Updated by jeremyevans (Jeremy Evans) over 3 years ago
- Status changed from Open to Closed
Applied in changeset git|345db8f2aa373a31c619c8f85bd372f0a20829c1.
Avoid pointless attempts to open .so file if already required
When attempting to require a file without an extension that has
already been required or provided with an .so extension, only
look for files with an .rb extension. There is no point in
trying to find files with an .so extension, since we already
know one has been loaded.
Previously, attempting to require such a file scanned the load
path twice, once for .rb and once for .so. Now it only scans
once for .rb. The scan once for .rb cannot be avoided, since
the .rb file would take precedence and should be loaded if it
exists.
Fixes [Bug #10902]
Updated by Eregon (Benoit Daloze) over 3 years ago
IMHO it would be fine to simply not allow loading any foo.rb
if foo.so
is already loaded, a change of semantics which would gain a lot of simplicity.

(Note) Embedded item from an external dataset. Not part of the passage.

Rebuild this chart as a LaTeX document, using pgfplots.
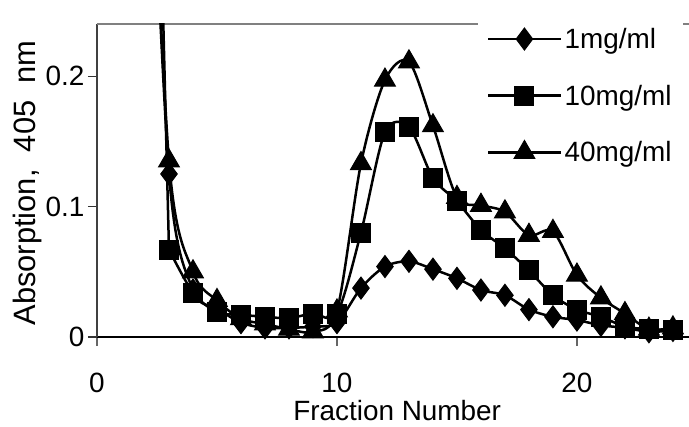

Do we have actual use cases for require "foo"
to first load foo.so
and then later on another require "foo"
to load foo.rb
?
It seems unlikely to be intentional behavior.
I argue users should at least specify the extension in both cases if they expect that.
Updated by nagachika (Tomoyuki Chikanaga) over 3 years ago
- Backport changed from 2.7: REQUIRED, 3.0: REQUIRED to 2.7: REQUIRED, 3.0: DONE
ruby_3_0 6f4ab641bb1035c5811e42e43320112e4a502a0e merged revision(s) 345db8f2aa373a31c619c8f85bd372f0a20829c1.
Updated by usa (Usaku NAKAMURA) almost 3 years ago
- Backport changed from 2.7: REQUIRED, 3.0: DONE to 2.7: DONE, 3.0: DONE
ruby_2_7 f236548038048118e766232034511e4877a59b49 merged revision(s) 345db8f2aa373a31c619c8f85bd372f0a20829c1.